Кромешную тьму вспороли самолетный гул, нити прожекторов, залпы зениток, тут и там на землю высыпали парашютные конфетти, а с моря к берегу потянулись баркасы и лодчонки. «Потрясающе, а? — сквозь пулеметные тра-та-та крикнул мне в ухо Андриё Дюпон. — Макет в точности воспроизводит бой в английском секторе высадки ночью 6 июня!» Да, в этом музее впечатляло все: и действующие макеты (крошечные корабли, понтоны, боевая техника), и имитация морского прибоя, и разыгранный средствами электроники «настоящий бой», и документальные съемки об открытии второго фронта в Европе. Из широких окон музея видна, будто на ладони, вся бухта Арроманша: там навеки застыли, окаймив ее полукругом, мощные бетонные дебаркадеры, за которыми в ночь высадки прятались корабли союзников. В Нормандии 14 таких музеев. «И знаете, что меня когда-то поразило? — кричит оглохший от „боя“ Дюпон. — Их открыли немедленно после войны. Этот, в Арроманше, принимает туристов с сорок шестого года. Когда у вас в России не успели даже разобрать руин!»

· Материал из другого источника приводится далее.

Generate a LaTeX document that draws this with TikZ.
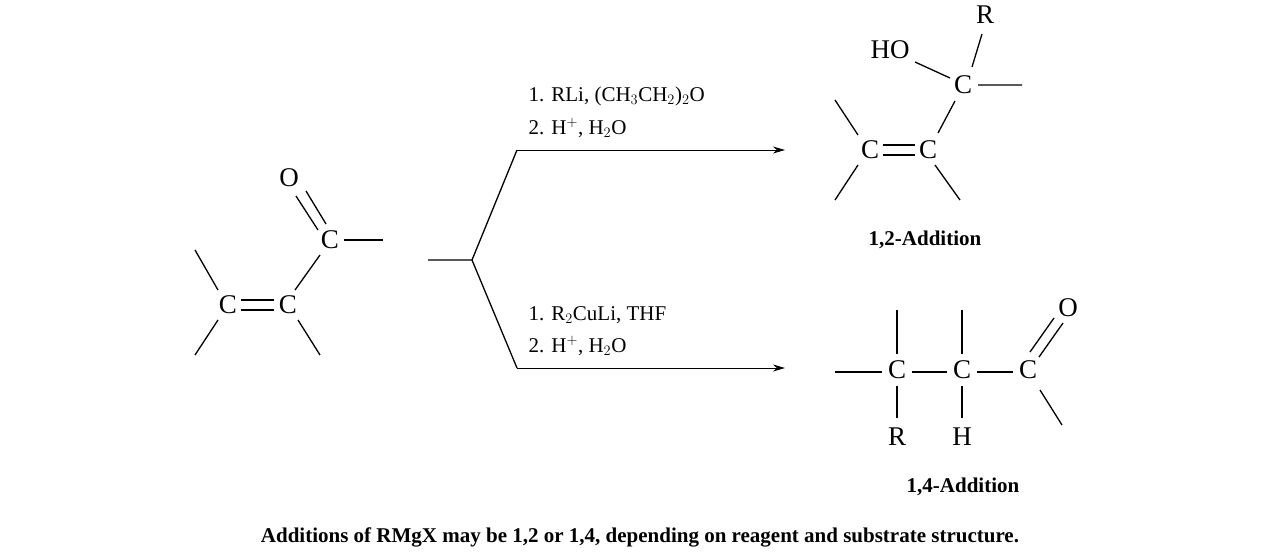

«Типичного француза» непременно зовут Дюпон, и Андриё Дюпон вполне соответствовал бы этому классическому определению, не будь в его судьбе совершенно исключительного эпизода. Пленный французский офицер часто вглядывался сквозь проволочные заграждения в сторону соседнего концлагеря, откуда ему отвечало улыбкой измученное и прекрасное женское лицо. Когда пришло освобождение, он стремглав помчался туда и взял незнакомку за руку. «Вот так мы с ней и обручились». Украинка Зина пошла с ним в его родную Нормандию. «Нас освободили советские солдаты, — говорит Дюпон, — и никогда не следует забывать этого: своим освобождением от фашизма Франция обязана прежде всего Советскому Союзу. Не зря при де Голле невозможно было даже вообразить каких бы то ни было юбилейных торжеств в честь второго фронта, да еще без русских. Кому не известно, что он открылся, когда Советская Армия уже освобождала Западную Европу?»

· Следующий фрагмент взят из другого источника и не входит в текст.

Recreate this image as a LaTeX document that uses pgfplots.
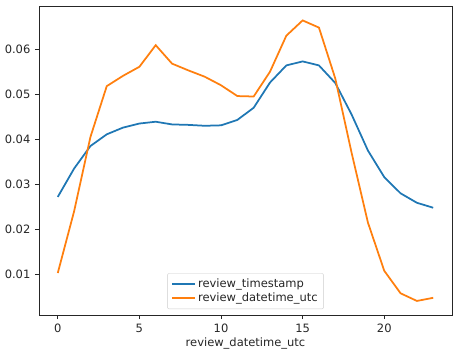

Приглашенный из Алжира в Лондон срочной телеграммой Уинстона Черчилля, Шарль де Голль узнал об операции «Оверлорд» («Властелин») лишь 4 июня — за два дня до ее начала. Так французское участие в высадке свели к чистой символике: два крейсера, несколько мелких судов, сотня самолетов, крохотные отряды морских десантников и парашютистов. США и Англия открыто продемонстрировали, что рассматривают Францию как страну без правительства и, значит, ее «освобождение» как оккупацию. По «примеру» Италии и здесь полнота власти должна была перейти к Союзной военной администрации оккупированных территорий, — хотя ордонансом от 2 июня Комитет национального освобождения «Сражающейся Франции» уже принял статус Временного правительства Французской республики.

Черчилль изложил де Голлю свой план: Англия готова обсудить с ним проект будущего политического устройства во Франции, но при одном условии: если он немедленно отправится за инструкциями в США. Ответ де Голля полон твердости и достоинства:

— Французское правительство существует. Мне нечего спрашивать на этот счет указаний ни у США, ни тем более у Великобритании.

«Генерал буквально встал на дыбы», — замечает английский премьер в своих мемуарах. Он, впрочем, тоже был тверд:

— Знайте же! Всякий раз, когда мне придется выбирать между Европой и широким проливом, я выберу широкий пролив!